Discovery of genetic variations that explain even a small percentage of variations in relative survival probability will provide important clues to the cellular and biochemical mechanisms that mediate aging and susceptibility to age-associated diseases. Until recently, only one genetic variation had been reproducibly associated with exceptional longevity (although the degree of this association varies according to ethnicity). Schachter et al (32) observed that the frequency of the APOE {epsilon}4 allele decreases with advancing age. One of its counterparts, the APOE {epsilon}2 allele, becomes more frequent with advancing age in whites (40).

The elevated relative survival probability values found among the siblings of centenarians support the utility of studies to determine which genetic region or regions, and ultimately which genetic variations, centenarians and their siblings have in common that confer their survival advantage (38). Centenarians and their siblings from the New England Centenarian Study were used in a genome-wide sibling pair study of 308 persons belonging to 137 families with exceptional longevity. Using nonparametric analysis, significant evidence for linkage was noted for a locus on chromosome 4 at D4S1564 with a maximum logarithm-of-odds score of 3.65 (P = 0.044) (41). A detailed haplotype map was created of the chromosome 4 locus that extended over 12 million base pairs and involved the genotyping of >2000 single-nucleotide polymorphism markers in 700 centenarians and 700 controls. The resulting genetic association study identified a haplotype marker within the microsomal transfer protein (MTP) gene as a modifier of human life span (42). All known single-nucleotide polymorphisms for MTP and its promoter were genotyped in 200 centenarians and 200 young controls. After haplotype reconstruction of the area was completed, a single haplotype, which was underrepresented in the long-lived persons, accounted for most of the statistical distortion at the locus ({approx}15% among the subjects compared with 23% in the controls). Because MTP is rate-limiting in lipoprotein synthesis, it might affect longevity by subtly modulating this pathway. Considering that cardiovascular disease is significantly delayed among the offspring of centenarians and that 88% of centenarians either delay or escape cardiovascular disease and stroke beyond the age of 80 y, it follows that the frequency of genetic polymorphisms that play a role in the risk of such diseases would be differentiated between centenarians and the general population (15, 43).

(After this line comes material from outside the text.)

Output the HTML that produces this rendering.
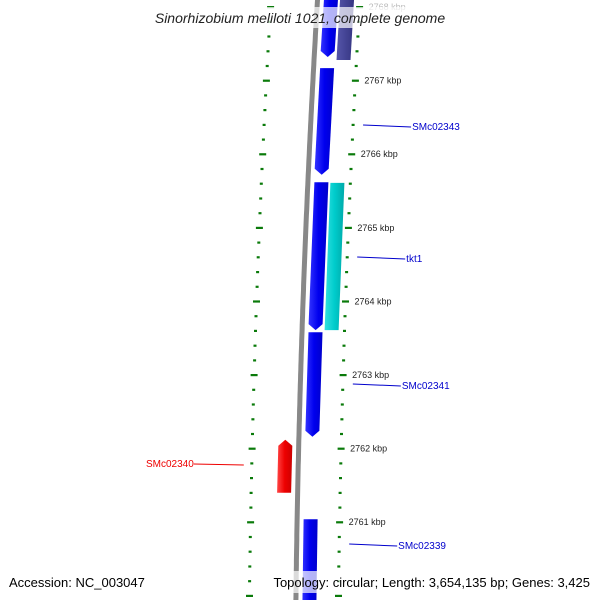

A study of Ashkenazi Jewish centenarians and their families identified another cardiovascular disease pathway and gene that is differentiated between centenarians and controls (44). Researchers noted that HDL and LDL particles were significantly larger among the centenarians and their offspring, and that particle size also differentiated between subjects with and without cardiovascular disease, hypertension, and metabolic syndrome. In a candidate-gene approach, the researchers then searched the literature for genes that affect HDL and LDL particle size; genes encoding hepatic lipase and cholesteryl ester transfer protein emerged as candidates. Comparing centenarians and their offspring with controls, levels of one variant of cholesteryl ester transfer protein (the 405 valine allele) were noted to be significantly greater among those with or predisposed to exceptional longevity.

CONCLUSIONS

Discovering genes that promote longevity while compressing morbidity and disability toward the end of life will provide possible explanations to how the aging process mediates susceptibility to age-related diseases and how this susceptibility might be modulated. Human "longevity genes" are likely to influence aging at its most basic levels and to affect a wide range of genetic and cellular pathways simultaneously. Mapping of the centenarian genome will be critical; comparing single-nucleotide polymorphism frequencies implicated in disease in centenarians with frequencies in persons with disease will identify clinically relevant polymorphisms. The ultimate objective, of course, is that these gene discoveries will lead to the identification of therapeutic targets and the development of therapeutic agents to enable more of the population to age as centenarians do.

ACKNOWLEDGMENTS

The author had no conflicts of interest to report.